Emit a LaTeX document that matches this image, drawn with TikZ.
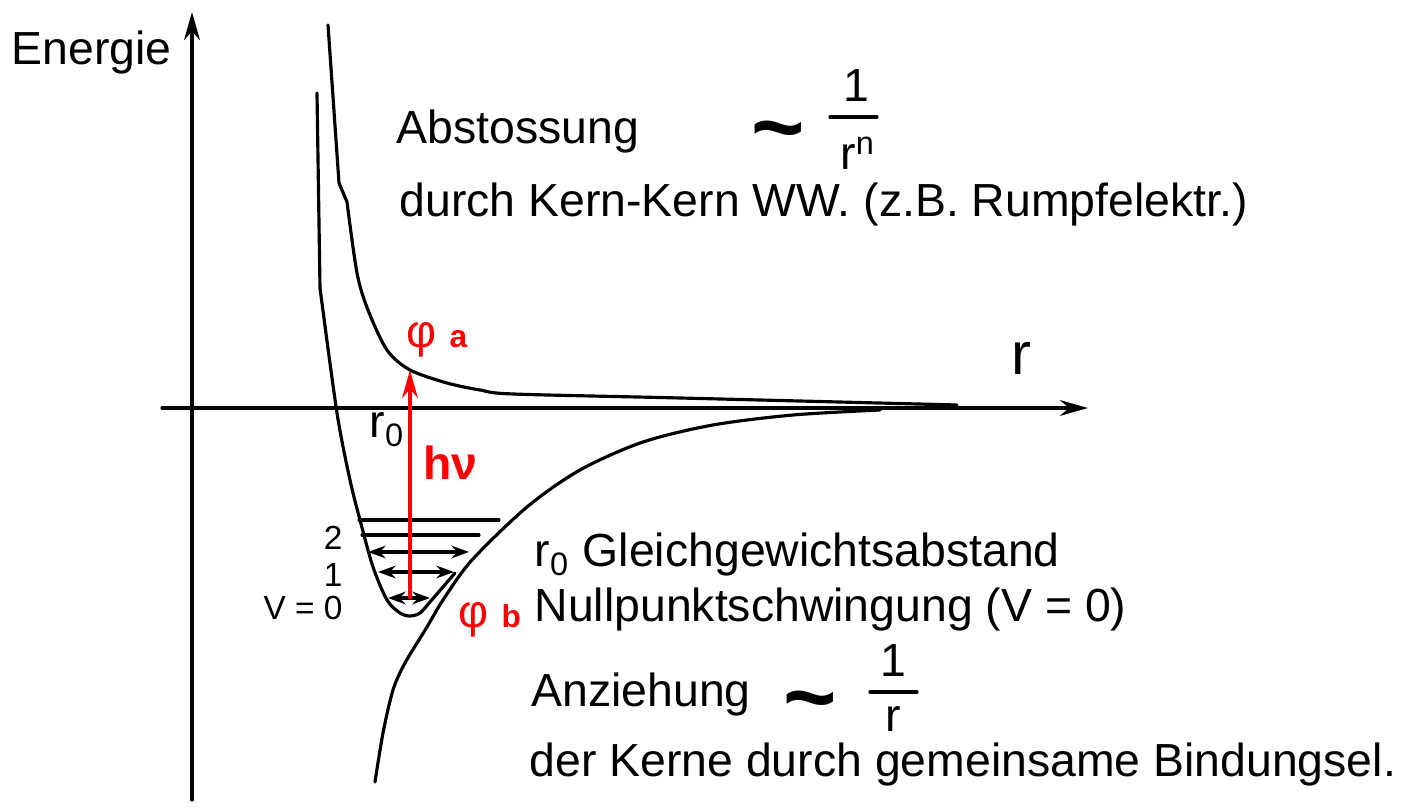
\documentclass[tikz,border=0pt]{standalone}
\usepackage{fontspec}
\setmainfont{Liberation Sans}
\usetikzlibrary{arrows.meta}
\begin{document}
\begin{tikzpicture}[font=\fontsize{13.2}{15}\selectfont, line join=round, line cap=round, line width=0.9pt,
	>={Stealth[length=8pt,width=4.5pt]},
	lvl/.style={<->, >={Stealth[length=5pt,width=3.6pt]}},
	lab/.style={anchor=base west, inner sep=0pt},
	num/.style={anchor=base east, inner sep=0pt, font=\fontsize{9.5}{11}\selectfont},
	tld/.style={anchor=base, inner sep=0pt, font=\fontsize{26}{26}\selectfont\bfseries}]
	\useasboundingbox (0,0) rectangle (14.1,8.08);
	% axes
	\coordinate (ybot) at (1.92,0.08);
	\coordinate (ytop) at (1.92,7.96);
	\coordinate (xl) at (1.62,4.00);
	\coordinate (xr) at (10.88,4.00);
	\draw[->] (ybot) -- (ytop);
	\draw[->] (xl) -- (xr);
	\node[lab] (energie) at (0.10,7.43) {Energie};
	\node[lab, font=\fontsize{17}{20}\selectfont] (raxis) at (10.10,4.33) {r};
	% repulsion
	\draw (3.28,7.83) -- (3.39,6.25) -- plot[smooth, tension=.5] coordinates {(3.47,6.06) (3.57,5.35) (3.68,4.98) (3.87,4.58) (4.10,4.38) (4.47,4.25) (4.80,4.18) (5.13,4.14) (6.80,4.10) (9.57,4.03)};
	% potential well
	\draw (3.17,7.15) -- plot[smooth, tension=.5] coordinates {(3.20,5.20) (3.37,3.95) (3.50,3.28) (3.60,2.88) (3.73,2.41) (3.87,2.08) (4.00,1.95) (4.10,1.92) (4.20,1.95) (4.30,2.06) (4.55,2.35)};
	% attraction
	\draw plot[smooth, tension=.5] coordinates {(3.75,0.26) (3.83,0.75) (3.93,1.18) (4.05,1.45) (4.27,1.81) (4.43,2.08) (4.72,2.48) (5.27,3.01) (5.80,3.38) (6.43,3.66) (7.13,3.83) (7.93,3.93) (8.80,3.98)};
	% levels
	\draw (3.59,2.88) -- (4.99,2.88);
	\draw (3.62,2.73) -- (4.79,2.73);
	\draw[lvl] (3.68,2.56) -- (4.69,2.56);
	\draw[lvl] (3.78,2.36) -- (4.54,2.36);
	\draw[lvl] (3.88,2.10) -- (4.30,2.10);
	\node[num] (lvtwo) at (3.44,2.58) {2};
	\node[num] (lvone) at (3.44,2.21) {1};
	\node[num] (lvzero) at (3.44,1.88) {V = 0};
	\node[lab] (rnull) at (3.68,3.70) {r\textsubscript{0}};
	% transition
	\coordinate (phib0) at (4.10,2.10);
	\coordinate (phia0) at (4.10,4.38);
	\draw[->, red] (phib0) -- (phia0);
	\node[lab, text=red, font=\fontsize{13.2}{15}\selectfont\bfseries] (hnu) at (4.22,3.28) {hν};
	\node[lab, text=red] (phia) at (4.05,4.60) {φ {\fontsize{9}{11}\selectfont\bfseries a}};
	\node[lab, text=red] (phib) at (4.57,1.80) {φ {\fontsize{9}{11}\selectfont\bfseries b}};
	% texts
	\node[lab] (abst) at (3.95,6.64) {Abstossung};
	\node[tld] (tildea) at (7.78,6.49) {\textasciitilde};
	\node[anchor=base, inner sep=0pt] (onea) at (8.56,7.06) {1};
	\draw (8.30,6.91) -- (8.77,6.91);
	\node[anchor=base, inner sep=0pt] (rn) at (8.58,6.38) {r\textsuperscript{n}};
	\node[lab] (durch) at (3.98,5.91) {durch Kern-Kern WW. (z.B. Rumpfelektr.)};
	\node[lab] (gleich) at (5.33,2.41) {r\textsubscript{0} Gleichgewichtsabstand};
	\node[lab] (null) at (5.33,1.86) {Nullpunktschwingung (V = 0)};
	\node[lab] (anz) at (5.30,1.01) {Anziehung};
	\node[tld] (tildeb) at (8.10,0.79) {\textasciitilde};
	\node[anchor=base, inner sep=0pt] (oneb) at (8.93,1.31) {1};
	\draw (8.70,1.16) -- (9.17,1.16);
	\node[anchor=base, inner sep=0pt] (rb) at (8.93,0.76) {r};
	\node[lab] (kerne) at (5.28,0.31) {der Kerne durch gemeinsame Bindungsel.};
\end{tikzpicture}
\end{document}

☆ ☆ ☆ ☆ ☆ ☆ ☆

Reproduce the material word for word. Any pictures should be left out of the copy.

Emit a LaTeX document that matches this image, drawn with TikZ.
\documentclass[tikz,border=0pt]{standalone}
\usepackage{fontspec}
\setmainfont{Liberation Sans}
\usetikzlibrary{arrows.meta}
\begin{document}
\begin{tikzpicture}[font=\fontsize{13.2}{15}\selectfont, line join=round, line cap=round, line width=0.9pt,
	>={Stealth[length=8pt,width=4.5pt]},
	lvl/.style={<->, >={Stealth[length=5pt,width=3.6pt]}},
	lab/.style={anchor=base west, inner sep=0pt},
	num/.style={anchor=base east, inner sep=0pt, font=\fontsize{9.5}{11}\selectfont},
	tld/.style={anchor=base, inner sep=0pt, font=\fontsize{26}{26}\selectfont\bfseries}]
	\useasboundingbox (0,0) rectangle (14.1,8.08);
	% axes
	\coordinate (ybot) at (1.92,0.08);
	\coordinate (ytop) at (1.92,7.96);
	\coordinate (xl) at (1.62,4.00);
	\coordinate (xr) at (10.88,4.00);
	\draw[->] (ybot) -- (ytop);
	\draw[->] (xl) -- (xr);
	\node[lab] (energie) at (0.10,7.43) {Energie};
	\node[lab, font=\fontsize{17}{20}\selectfont] (raxis) at (10.10,4.33) {r};
	% repulsion
	\draw (3.28,7.83) -- (3.39,6.25) -- plot[smooth, tension=.5] coordinates {(3.47,6.06) (3.57,5.35) (3.68,4.98) (3.87,4.58) (4.10,4.38) (4.47,4.25) (4.80,4.18) (5.13,4.14) (6.80,4.10) (9.57,4.03)};
	% potential well
	\draw (3.17,7.15) -- plot[smooth, tension=.5] coordinates {(3.20,5.20) (3.37,3.95) (3.50,3.28) (3.60,2.88) (3.73,2.41) (3.87,2.08) (4.00,1.95) (4.10,1.92) (4.20,1.95) (4.30,2.06) (4.55,2.35)};
	% attraction
	\draw plot[smooth, tension=.5] coordinates {(3.75,0.26) (3.83,0.75) (3.93,1.18) (4.05,1.45) (4.27,1.81) (4.43,2.08) (4.72,2.48) (5.27,3.01) (5.80,3.38) (6.43,3.66) (7.13,3.83) (7.93,3.93) (8.80,3.98)};
	% levels
	\draw (3.59,2.88) -- (4.99,2.88);
	\draw (3.62,2.73) -- (4.79,2.73);
	\draw[lvl] (3.68,2.56) -- (4.69,2.56);
	\draw[lvl] (3.78,2.36) -- (4.54,2.36);
	\draw[lvl] (3.88,2.10) -- (4.30,2.10);
	\node[num] (lvtwo) at (3.44,2.58) {2};
	\node[num] (lvone) at (3.44,2.21) {1};
	\node[num] (lvzero) at (3.44,1.88) {V = 0};
	\node[lab] (rnull) at (3.68,3.70) {r\textsubscript{0}};
	% transition
	\coordinate (phib0) at (4.10,2.10);
	\coordinate (phia0) at (4.10,4.38);
	\draw[->, red] (phib0) -- (phia0);
	\node[lab, text=red, font=\fontsize{13.2}{15}\selectfont\bfseries] (hnu) at (4.22,3.28) {hν};
	\node[lab, text=red] (phia) at (4.05,4.60) {φ {\fontsize{9}{11}\selectfont\bfseries a}};
	\node[lab, text=red] (phib) at (4.57,1.80) {φ {\fontsize{9}{11}\selectfont\bfseries b}};
	% texts
	\node[lab] (abst) at (3.95,6.64) {Abstossung};
	\node[tld] (tildea) at (7.78,6.49) {\textasciitilde};
	\node[anchor=base, inner sep=0pt] (onea) at (8.56,7.06) {1};
	\draw (8.30,6.91) -- (8.77,6.91);
	\node[anchor=base, inner sep=0pt] (rn) at (8.58,6.38) {r\textsuperscript{n}};
	\node[lab] (durch) at (3.98,5.91) {durch Kern-Kern WW. (z.B. Rumpfelektr.)};
	\node[lab] (gleich) at (5.33,2.41) {r\textsubscript{0} Gleichgewichtsabstand};
	\node[lab] (null) at (5.33,1.86) {Nullpunktschwingung (V = 0)};
	\node[lab] (anz) at (5.30,1.01) {Anziehung};
	\node[tld] (tildeb) at (8.10,0.79) {\textasciitilde};
	\node[anchor=base, inner sep=0pt] (oneb) at (8.93,1.31) {1};
	\draw (8.70,1.16) -- (9.17,1.16);
	\node[anchor=base, inner sep=0pt] (rb) at (8.93,0.76) {r};
	\node[lab] (kerne) at (5.28,0.31) {der Kerne durch gemeinsame Bindungsel.};
\end{tikzpicture}
\end{document}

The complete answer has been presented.